The Charlotte News

Saturday, September 27, 1941

FIVE EDITORIALS

Site Ed. Note: "Inviting Lie" tells of how the German Aryans had been convinced by propaganda that German-Americans were being forced to wear the swastika, thus providing to them the rationale for forcing Jews to wear the yellow Star of David.

This action of course paled beside what the Nazis were doing to Jews in the concentration camps--and that would pale in turn by what was to come in these places. If it had only been about wearing the Star of David, few would have worried so much, if at all.

In Russia, the campaign for the Crimea was proceeding, considered of critical importance to take quickly to supply oil to the Reich to sustain the winter campaign ahead. For it provided the key to occupation of the Caucasus and to control the Black Sea.

Dorothy Thompson tells us of the Nazi version of justice: selecting at random for any act of sabotage and immediate execution by firing squad, by the tens and by the fifties, depending upon the magnitude of the act at hand attributable to scapegoats.

Death, inhumanity, darkness pervaded the world at this time. All of Europe was being treated by the Nazi as so many stock animals. Yet, the United States stayed on the sidelines, save for escorting aid to Great Britain and now Russia, but only in dribbles, a mere 1% of the 13 billion dollars made available by Congress for aid having been transported thus far to Britain, including that which had been sunk along the way by U-boat.

With labor carping about wages, with Republicans carping about dictatorship in America, things did not bode well for the future of democracy at home or abroad. Hitlerism still looked as though it stood a great chance to become the Wave of the Future, with Charles Lindbergh or Robert Reynolds becoming the next puppet President by 1944, after an election, if the formality of elections were not dispensed with altogether, not dissimilar to the plebiscite held in Austria in March 1938.

Eventually, 256,330 Americans would give their lives to stop it, over half the half million lives at that point taken in all previous wars involving the United States, nearly four-fifths of which, 187,000, had been lost to both sides in the Civil War. It was, however, still a small number compared to the 10.6 million lives lost by the Allies during the entire War, 7.5 million of which were Russian, and 2.2 million, Chinese. Great Britain lost 453,570, Free France, 200,000. And those raw statistics, of course, do not include the crippled and wounded and emotionally scarred survivors of the War who made it home.

And it is always worth remembering that were it not for the supreme sacrifice of so many Russians, America, Great Britain, and France, for all that went on during the Cold War, would likely have never been free to wage a Cold War, but would have been swept under by the Nazi tide--especially at this critical juncture in history, when had Russia fallen quickly in a month or two, almost assuredly by spring, so, too, would have Britain. At very least the war would have demanded far more sacrifice by Britain and the United States than it did in order to win it. Factor in a well-supplied Wehrmacht invading England in spring, 1942, perhaps with the Nazis then asking Japan to wait in its effort in the Pacific, no longer necessary for Axis supply or interference with U.S. aid, and that well-supplied Wehrmacht almost assuredly would have been able to conquer England and take over the British navy. And the results to be imagined from that are catastrophic.
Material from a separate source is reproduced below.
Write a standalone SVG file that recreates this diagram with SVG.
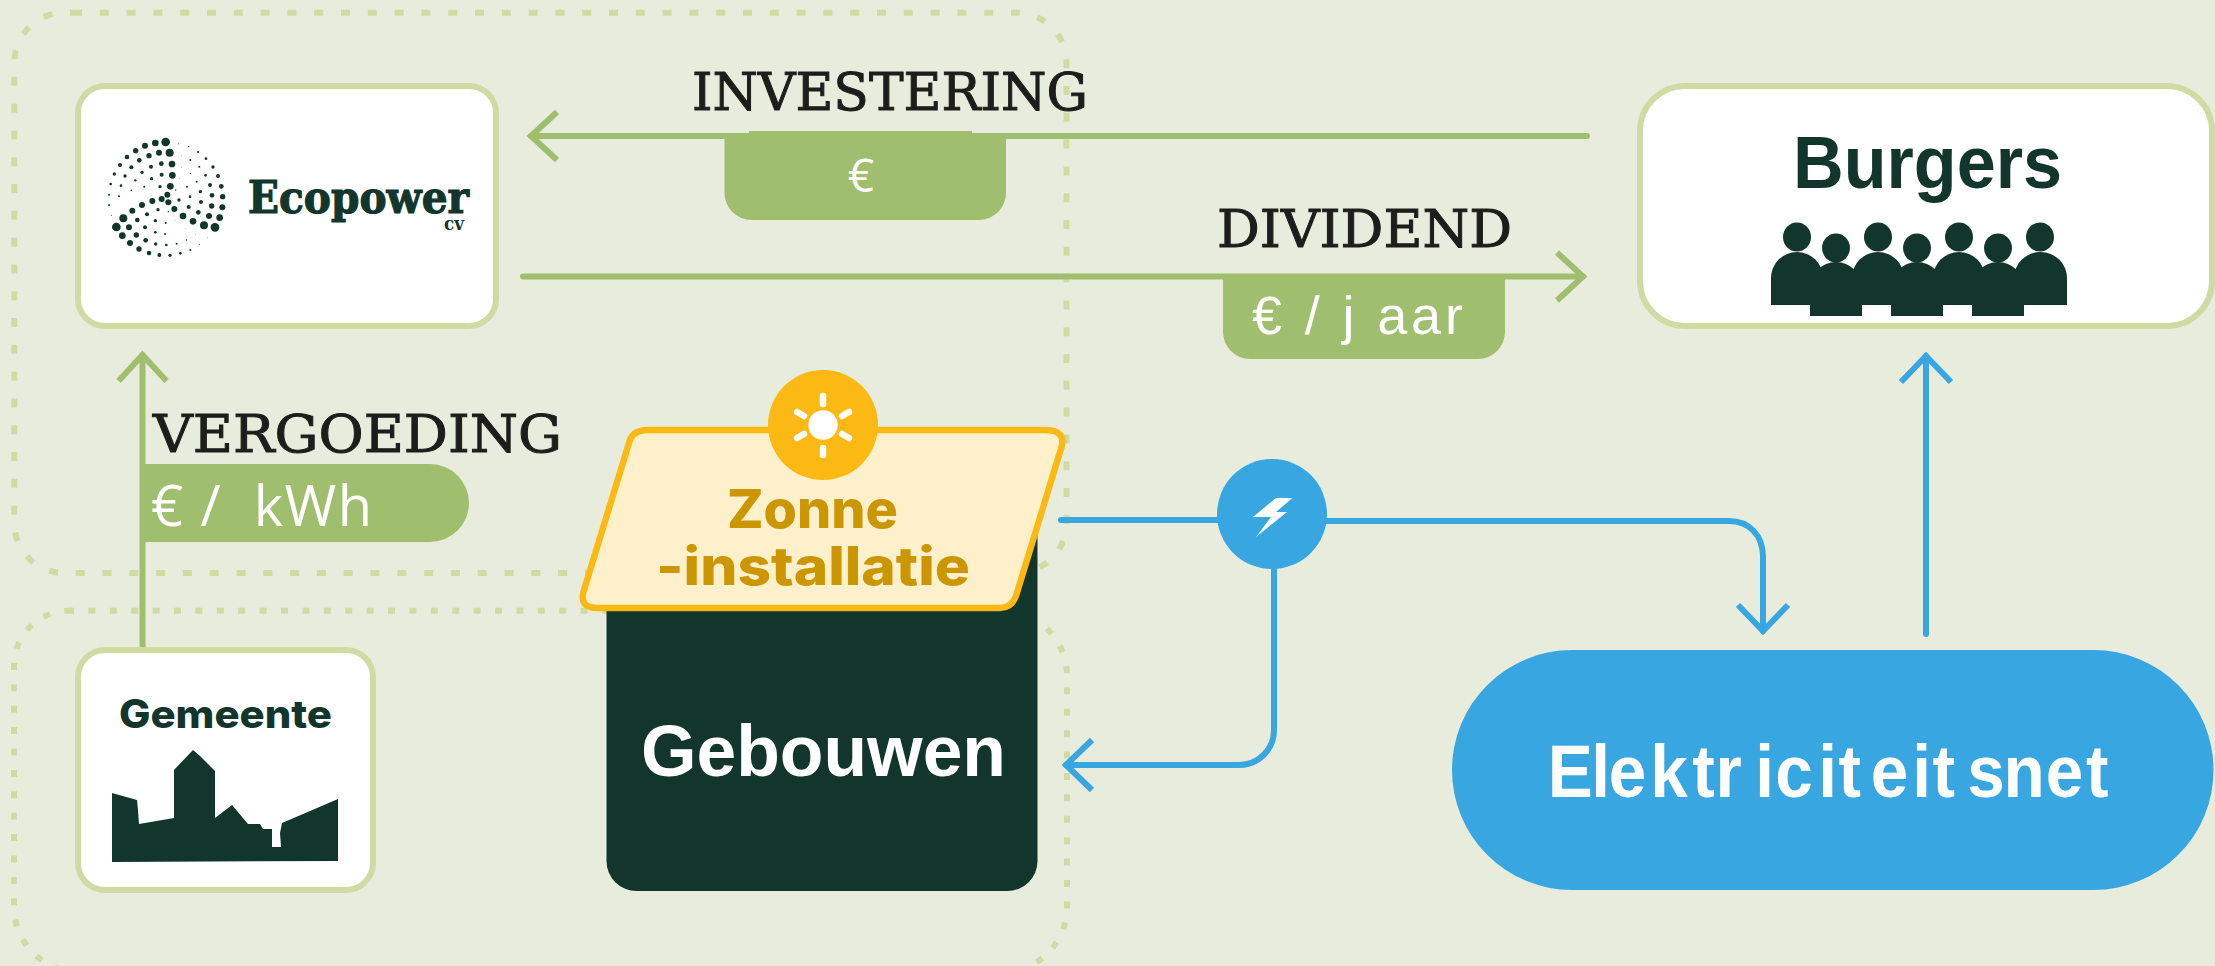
<svg xmlns="http://www.w3.org/2000/svg" width="2215" height="966" viewBox="0 0 2215 966">
<style>
.card{fill:#fff;stroke:#cfdba3;stroke-width:6}
.ink{fill:#12362b}
.slab{font-family:"DejaVu Serif","Liberation Serif",serif;font-size:52px;fill:#1d1d1b;stroke:#1d1d1b;stroke-width:1}
.bold{font-family:"Liberation Sans",Arial,sans-serif;font-weight:700}
.geo{font-family:Inter,"Liberation Sans",sans-serif;font-weight:800}
.price{font-family:"Liberation Sans",Arial,sans-serif;fill:#fff;font-size:54px}
.pill{fill:#9fbf6e}
.green{fill:none;stroke:#9fbf6e;stroke-width:6;stroke-linecap:round}
.blue{fill:none;stroke:#38a6e0;stroke-width:6;stroke-linecap:round}
.ray{stroke:#fff;stroke-width:6.5;stroke-linecap:round}
</style>
<defs>
<marker id="headG" markerUnits="userSpaceOnUse" overflow="visible" markerWidth="40" markerHeight="60" refX="0" refY="0" orient="auto"><path d="M-26,-24L0,0L-26,24" fill="none" stroke="#9fbf6e" stroke-width="6"/></marker>
<marker id="headB" markerUnits="userSpaceOnUse" overflow="visible" markerWidth="40" markerHeight="60" refX="0" refY="0" orient="auto"><path d="M-26,-25L0,0L-26,25" fill="none" stroke="#38a6e0" stroke-width="6"/></marker>
</defs>
<rect width="2215" height="966" fill="#e8ecdd"/>
<g id="groups" fill="none" stroke="#cfdba3" stroke-width="6">
<path id="group-top" stroke-dasharray="9 17.8" d="M73,12.7H1016.5A50,50 0 0 1 1066.5,62.7V523A50,50 0 0 1 1016.5,573H64.3A50,50 0 0 1 14.3,523V62.7A50,50 0 0 1 64.3,12.7Z"/>
<path id="group-bottom" stroke-dasharray="7 14.4" d="M67,610.7H1002A65,65 0 0 1 1067,675.7V907A65,65 0 0 1 1002,972H79A65,65 0 0 1 14,907V665.7A55,55 0 0 1 69,610.7Z"/>
</g>
<g id="connectors">
<path class="green" marker-end="url(#headG)" d="M1587,136H531"/>
<path class="green" marker-end="url(#headG)" d="M523,276.5H1583"/>
<path class="green" marker-end="url(#headG)" d="M142.5,650V355"/>
<path class="blue" d="M1061,520H1272"/>
<path class="blue" marker-end="url(#headB)" d="M1272,521H1729C1749,521 1763,535 1763,557V631"/>
<path class="blue" marker-end="url(#headB)" d="M1274,514V730C1274,750 1258,765 1239,765H1066"/>
<path class="blue" marker-end="url(#headB)" d="M1926,634V356"/>
</g>
<g id="ecopower">
<rect class="card" x="78" y="86" width="418" height="240" rx="27"/>
<g class="ink" transform="translate(100,120) scale(.3333)">
<circle cx="197" cy="66" r="13"/><circle cx="166" cy="69" r="10"/><circle cx="135" cy="77" r="9"/><circle cx="107" cy="92" r="8"/><circle cx="81" cy="111" r="7"/><circle cx="60" cy="135" r="6"/><circle cx="43" cy="162" r="5"/><circle cx="32" cy="192" r="4"/><circle cx="27" cy="224" r="3"/><circle cx="27" cy="255" r="3"/><circle cx="34" cy="286" r="1.5"/>
<circle cx="209" cy="98" r="12"/><circle cx="177" cy="98" r="9"/><circle cx="147" cy="107" r="8"/><circle cx="118" cy="121" r="7"/><circle cx="94" cy="142" r="6"/><circle cx="75" cy="168" r="5"/><circle cx="63" cy="197" r="4"/><circle cx="57" cy="229" r="3"/>
<circle cx="216" cy="132" r="10"/><circle cx="184" cy="131" r="7"/><circle cx="153" cy="140" r="6"/><circle cx="126" cy="157" r="5"/><circle cx="106" cy="181" r="3.5"/><circle cx="94" cy="211" r="2.5"/>
<circle cx="217" cy="166" r="10"/><circle cx="185" cy="164" r="6"/><circle cx="155" cy="176" r="5"/><circle cx="133" cy="200" r="3"/>
<circle cx="211" cy="199" r="10"/><circle cx="180" cy="200" r="5"/><circle cx="202" cy="224" r="9"/><circle cx="185" cy="237" r="9"/><circle cx="205" cy="247" r="9"/><circle cx="157" cy="243" r="9"/><circle cx="126" cy="255" r="9"/><circle cx="97" cy="272" r="9"/><circle cx="70" cy="295" r="12"/><circle cx="49" cy="321" r="13"/>
<circle cx="237" cy="240" r="5"/><circle cx="223" cy="267" r="9"/><circle cx="174" cy="269" r="5"/><circle cx="141" cy="283" r="6"/><circle cx="112" cy="300" r="7"/><circle cx="87" cy="322" r="9"/><circle cx="67" cy="347" r="10"/><circle cx="90" cy="369" r="9"/><circle cx="109" cy="345" r="8"/><circle cx="135" cy="322" r="6"/><circle cx="166" cy="302" r="5"/><circle cx="197" cy="309" r="3"/><circle cx="166" cy="337" r="4"/><circle cx="195" cy="342" r="3"/><circle cx="137" cy="361" r="7"/><circle cx="117" cy="387" r="8"/><circle cx="147" cy="399" r="7"/><circle cx="178" cy="405" r="6"/><circle cx="210" cy="406" r="5"/><circle cx="241" cy="400" r="4"/><circle cx="271" cy="390" r="3"/><circle cx="167" cy="372" r="5"/><circle cx="199" cy="375" r="4"/><circle cx="230" cy="371" r="3"/><circle cx="260" cy="360" r="2"/><circle cx="298" cy="373" r="1.5"/><circle cx="322" cy="352" r="1"/><circle cx="286" cy="343" r="1"/><circle cx="255" cy="325" r="1"/>
<circle cx="249" cy="288" r="10"/><circle cx="279" cy="304" r="10"/><circle cx="312" cy="316" r="12"/><circle cx="345" cy="322" r="13"/><circle cx="359" cy="293" r="10"/><circle cx="327" cy="288" r="9"/><circle cx="295" cy="277" r="7"/><circle cx="266" cy="261" r="6"/><circle cx="303" cy="246" r="6"/><circle cx="335" cy="258" r="8"/><circle cx="367" cy="262" r="9"/><circle cx="368" cy="230" r="8"/><circle cx="336" cy="226" r="7"/><circle cx="301" cy="215" r="5"/><circle cx="270" cy="230" r="4"/><circle cx="330" cy="195" r="6"/><circle cx="364" cy="199" r="7"/><circle cx="354" cy="168" r="6"/><circle cx="317" cy="166" r="4"/><circle cx="290" cy="185" r="3"/><circle cx="261" cy="200" r="3"/><circle cx="339" cy="141" r="5"/><circle cx="298" cy="140" r="3"/><circle cx="318" cy="116" r="4"/><circle cx="271" cy="120" r="3"/><circle cx="294" cy="96" r="3"/><circle cx="266" cy="80" r="2"/><circle cx="236" cy="71" r="1.5"/><circle cx="271" cy="160" r="2"/><circle cx="244" cy="106" r="1"/><circle cx="245" cy="142" r="1"/><circle cx="238" cy="176" r="1"/><circle cx="227" cy="210" r="2"/><circle cx="225" cy="302" r="1"/><circle cx="205" cy="275" r="2"/>
</g>
<text x="248" y="213" font-family="'DejaVu Serif',serif" font-weight="700" font-size="44" fill="#12362b" stroke="#12362b" stroke-width="1.2" textLength="221" lengthAdjust="spacingAndGlyphs">Ecopower</text>
<text x="444" y="230" font-family="'DejaVu Serif',serif" font-weight="700" font-size="18" fill="#12362b" textLength="20" lengthAdjust="spacingAndGlyphs">cv</text>
</g>
<g id="gemeente">
<rect class="card" x="78" y="650" width="295" height="240" rx="27"/>
<text class="geo" x="119" y="728" font-size="39" fill="#12362b" textLength="213" lengthAdjust="spacingAndGlyphs">Gemeente</text>
<path class="ink" d="M112,793L137,800L138,810L139,824L174,818V770L193,750L200,756L215,771V818L232,805L248,824H260L263,829H272V847H281L280,833L282,823L338,799V861L112,862Z"/>
</g>
<g id="burgers">
<rect class="card" x="1640" y="86" width="572" height="240" rx="45"/>
<text class="bold" x="1793" y="188" font-size="75" fill="#12362b" textLength="269" lengthAdjust="spacingAndGlyphs">Burgers</text>
<g class="ink">
<ellipse cx="1797" cy="237" rx="14" ry="14.5"/><ellipse cx="1878" cy="237" rx="14" ry="14.5"/><ellipse cx="1959" cy="237" rx="14" ry="14.5"/><ellipse cx="2040" cy="237" rx="14" ry="14.5"/>
<ellipse cx="1836" cy="248" rx="14" ry="14.5"/><ellipse cx="1917" cy="248" rx="14" ry="14.5"/><ellipse cx="1998" cy="248" rx="14" ry="14.5"/>
<path d="M1771,305V278A26,26 0 0 1 1823,278V305Z"/><path d="M1852,305V278A26,26 0 0 1 1904,278V305Z"/><path d="M1933,305V278A26,26 0 0 1 1985,278V305Z"/><path d="M2014,305V278A26.500,26 0 0 1 2067,278V305Z"/>
<path d="M1810,316V288A26,26 0 0 1 1862,288V316Z"/><path d="M1891,316V288A26,26 0 0 1 1943,288V316Z"/><path d="M1972,316V288A26,26 0 0 1 2024,288V316Z"/>
</g>
</g>
<g id="gebouwen">
<path class="ink" d="M606.500,535H1037.500V861A30,30 0 0 1 1007.500,891H636.500A30,30 0 0 1 606.500,861Z"/>
<text class="bold" x="641" y="776" font-size="73" fill="#fff" textLength="365" lengthAdjust="spacingAndGlyphs">Gebouwen</text>
</g>
<g id="zonne-installatie">
<path d="M648,430H1045Q1066,430 1061.500,447L1016,596Q1011.500,608 1000,608H598Q578,608 584,590L629,443Q632,430 648,430Z" fill="#fef0cb" stroke="#fcb813" stroke-width="6.400"/>
<circle cx="823" cy="425" r="55" fill="#fcb813"/>
<circle cx="823" cy="425" r="14.700" fill="#fff"/>
<path class="ray" d="M823,396V404M823,448V455M797,412L804,416M849,412L842,416M797,438L804,434M849,438L842,434"/>
<text class="geo" x="727" y="528" font-size="53" fill="#cc9600" textLength="171" lengthAdjust="spacingAndGlyphs">Zonne</text>
<text class="geo" x="656" y="585" font-size="53" fill="#cc9600" textLength="314" lengthAdjust="spacingAndGlyphs">-installatie</text>
</g>
<g id="elektriciteitsnet">
<rect x="1452" y="650" width="761.500" height="240" rx="120" fill="#38a6e0"/>
<text class="bold" transform="scale(.9,1)" y="797" font-size="75" fill="#fff" x="1719.7 1768 1787.6 1833.6 1880.2 1906.1 1950.2 1972.6 2020.2 2042.9 2078.7 2124.7 2147.3 2185.8 2226.1 2273.1 2317.9">Elektriciteitsnet</text>
</g>
<g id="junction">
<circle cx="1272" cy="514" r="55" fill="#38a6e0"/>
<path d="M1276,498H1292.500L1276,512H1287L1256,537L1271,517H1253Z" fill="#fff"/>
</g>
<g id="label-investering">
<text class="slab" x="692" y="110" textLength="396" lengthAdjust="spacingAndGlyphs">INVESTERING</text>
<path class="pill" d="M749,131H972V133H1006V193A27,27 0 0 1 979,220H751.500A27,27 0 0 1 724.500,193V133H749Z"/>
<text x="861" y="192" text-anchor="middle" font-family="'Open Sans',sans-serif" font-size="46" fill="#fff">€</text>
</g>
<g id="label-dividend">
<text class="slab" x="1217" y="247" textLength="295" lengthAdjust="spacingAndGlyphs">DIVIDEND</text>
<path class="pill" d="M1223,276H1505V332A27,27 0 0 1 1478,359H1250A27,27 0 0 1 1223,332Z"/>
<text class="price" x="1252" y="334" textLength="211" lengthAdjust="spacing" xml:space="preserve">€ / j aar</text>
</g>
<g id="label-vergoeding">
<text class="slab" x="153" y="452" textLength="409" lengthAdjust="spacingAndGlyphs">VERGOEDING</text>
<path class="pill" d="M145,464H430A39,39 0 0 1 430,542H145Z"/>
<text x="151" y="526" font-family="'Open Sans',sans-serif" font-size="56" fill="#fff" textLength="221" lengthAdjust="spacing" xml:space="preserve">€ /  kWh</text>
</g>
</svg>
German-Americans indeed might have been wearing swastikas by mid-1943, but as the commanders placed in charge of the rest of the country, not as emblems of disgrace.

It never would have happened, the prideful might boast. Fortunately, there is no way to prove it either way. But the sacrifices by each of the Allies were quite real and deserve perpetual honor, both as to the living survivors and the dead who stayed on the battlefield.